Le projet de loi d'orientation agricole adopté par le Sénat, avant une Commission mixte paritaire

Le texte reconnait le caractère « d'intérêt général majeur » de l'agriculture, acte la création du guichet unique « France Installation Transmission », instaure un diagnostic modulaire des exploitations, dépénalise certaines infractions environnementales non intentionnelles et établit une cartographie des règlementations applicables aux haies. Furibondes, les ONG attendent des correctifs de la Commission mixte paritaire, convoquée dans la foulée du vote.

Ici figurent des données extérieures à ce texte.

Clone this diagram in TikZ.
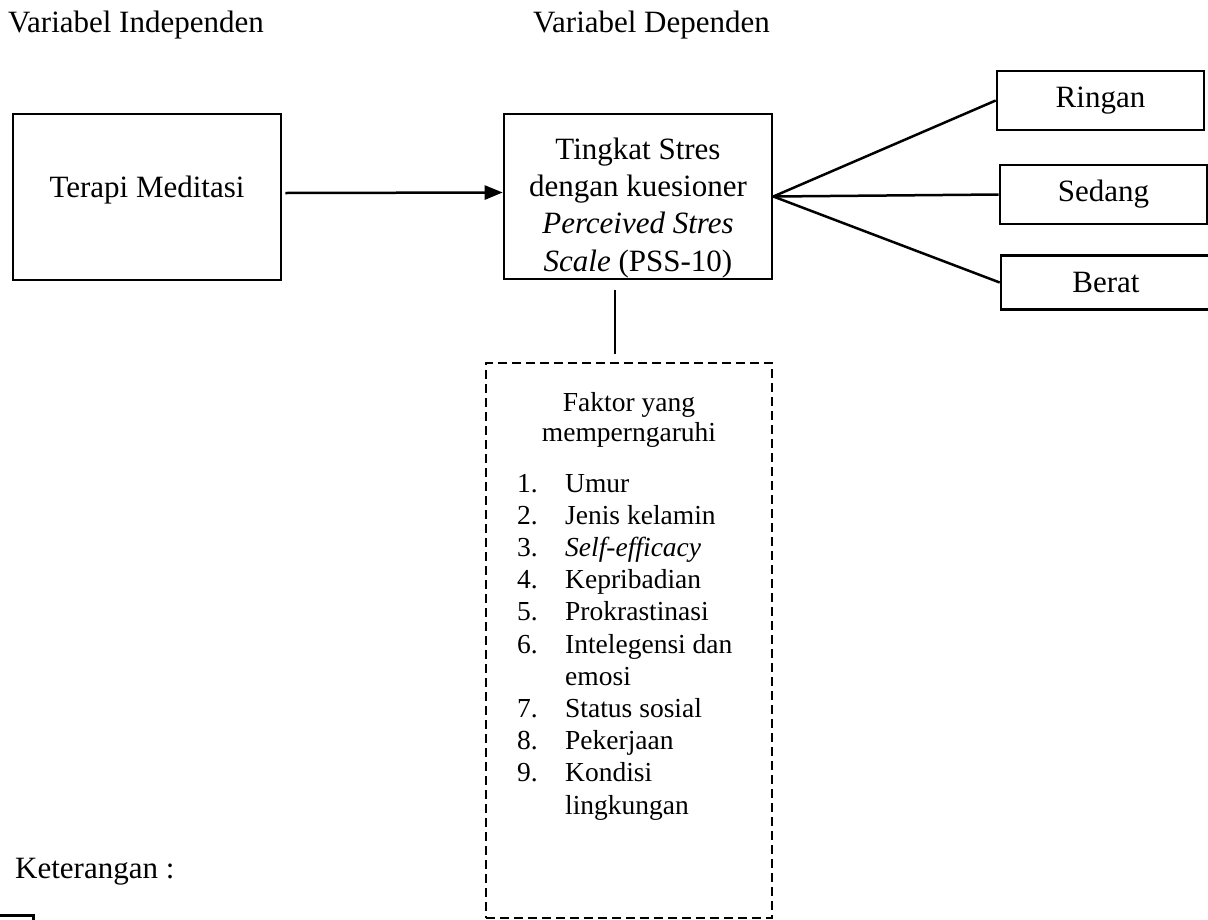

Après l’interruption du parcours législatif engendrée par la dissolution de l’Assemblée nationale, le Sénat a adopté mardi le Projet de loi d’orientation pour la souveraineté agricole et le renouvellement des générations en agriculture, par 218 voix pour et 107 voix contre. Au cours de l'examen, le Sénat a enrichi le texte de 133 amendements en commission, puis de 194 amendements en séance, visant notamment à clarifier les priorités de la politique en faveur de la souveraineté alimentaire et à renforcer la portée normative de la notion, pour consacrer « l'intérêt majeur » s'attachant à l'agriculture et poser un principe de « non-régression de la souveraineté alimentaire de la Nation ». Le texte entend par ailleurs rééquilibrer les décisions publiques, en lien avec la proposition de loi destinée à « lever les contraintes à l’exercice du métier d’agriculteur », adoptée par ce même Sénat le 27 janvier dernier.

Guichet unique et diagnostic modulaire

Les sénateurs ont rebaptisé « France Installation Transmission » le guichet unique « France Service Installation », figurant à l’origine dans le projet de loi adopté par les députés en mai 2024. Le FIT sacralise le rôle des Chambres d’agriculture et instaure un « point de contact », une forme allégée du guichet, dédié aux conjoints des candidats à l’installation et à l’ensemble des actifs agricoles (salariés, techniciens). Le guichet unique a vocation à créer les conditions d'installations « viables dans le temps » avec au service de cet objectif la réalisation d’un « diagnostic de viabilité économique et de vivabilité des projets agricoles », proposé gratuitement à des périodes clés et dès lors que la déclaration d’intention de cesser l’activité agricole a été notifiée.

Dépénalisation et application circonstanciée

Le texte entend par ailleurs « passer des réflexes de (sur)administration et de sanction à une dynamique d'information et d'incitations », ce qui se formalise notamment par la dépénalisation certaines infractions environnementales non intentionnelles ou résultant d’un conflit de normes., S’agissant des haies en particulier, « pour plus de clarté et de sécurité juridique », le projet de loi instaure une cartographie des réglementations ainsi que la reconnaissance des us et coutumes sur le territoire du département, pour une application circonstanciée des règles, tenant compte notamment de la densité de haies sur un territoire donné et de son évolution passée.

CMP et compte-à-rebours avant le Salon de l’agriculture

Le texte adopté par le Sénat est désormais sur la table d’une Commission mixte paritaire, composée de 7 députés et de 7 sénateurs, aux côtés du texte adopté par l’Assemblée nationale en mai 2024. Objectif trouver un compromis entre les deux versions d’un texte sensiblement différent et si possible dans les 48 heures avec les vacances parlementaires et l’ouverture du Salon de l’agriculture, qui permettrait au président de la République de concrétiser une promesse électorale et de clore un chantier qu’il avait ouvert en septembre 2022 aux Terres de Jim, censé donner des perspectives à une profession en proie à des interrogations existentielles, passées par le révélateur de la crise agricole de l’hiver dernier. Emmanuel Macron y reconnaitra-t-il ses ambitions ?

Les ONG furibondes

Une chose est sûre, de nombreuses ONG (Collectif Nourrir, FNH, FNE, Sol…) ont dénoncé ce même jour au cours d’une conférence de presse « une fuite en avant vers la productivité et la compétitivité », au mépris des transitions agroécologique, climatique et alimentaire, voire du droit national et/ou européen, s’agissant de plusieurs articles en lien avec la dépénalisation ou de la mention « pas d’interdiction sans solution ». « L’abandon de l’objectif de 21% de SAU bio en 2030, inscrit dans la Planification écologique, est symptomatique », se désole la FNH.